Negotiating Realtor Fees

Real estate commissions are not fixed by law and are open to negotiation between the client and their real estate agent. This flexibility allows both sellers and buyers to discuss rates and terms that align with their specific circumstances. Factors such as current market conditions, the agent’s experience level, and the property’s value can influence the negotiation process.

For sellers, negotiating the listing agent’s commission can lead to significant savings. Some agents or brokerages may offer lower rates, particularly if the property is expected to sell quickly or if the seller is also purchasing a new home through the same agent. Alternative business models, such as discount brokerages or flat-fee services, also exist, offering reduced commission rates in exchange for different service levels.

Buyers, under the new regulations, directly negotiate their agent’s compensation through a buyer agency agreement. While a buyer can still request that the seller contribute to their agent’s fee as part of the purchase offer, this contribution is now a negotiated concession rather than a default. In cases where a seller does not offer a concession, the buyer would be responsible for paying their agent directly, as outlined in their agreement.

Realtor Fee Payment at Closing

The payment of realtor commissions typically occurs at the closing of the real estate transaction. This means that neither the buyer nor the seller usually pays the agents directly with a separate check before the sale is finalized. Instead, the commission amounts are handled as part of the overall financial settlement.

The commission is itemized on the closing disclosure (CD) or settlement statement, which is a detailed breakdown of all costs and credits associated with the home sale. For sellers, the agreed-upon commission is deducted directly from their proceeds from the sale of the home.

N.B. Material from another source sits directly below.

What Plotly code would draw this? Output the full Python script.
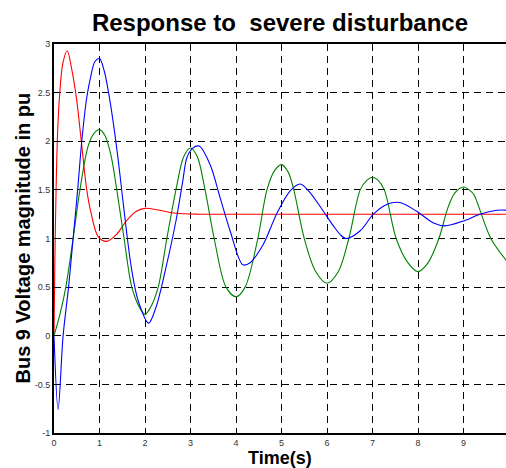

For example, if a home sells for $200,000 with a 5.68% commission, approximately $11,360 would be withheld from the seller’s funds.

The closing agent, often an attorney or title company representative, is responsible for disbursing these funds. They ensure that the listing brokerage and, if applicable, the buyer’s brokerage receive their respective portions of the commission directly from the sale proceeds. This integrated process simplifies the payment for both parties, as the funds are transferred as part of the larger transaction.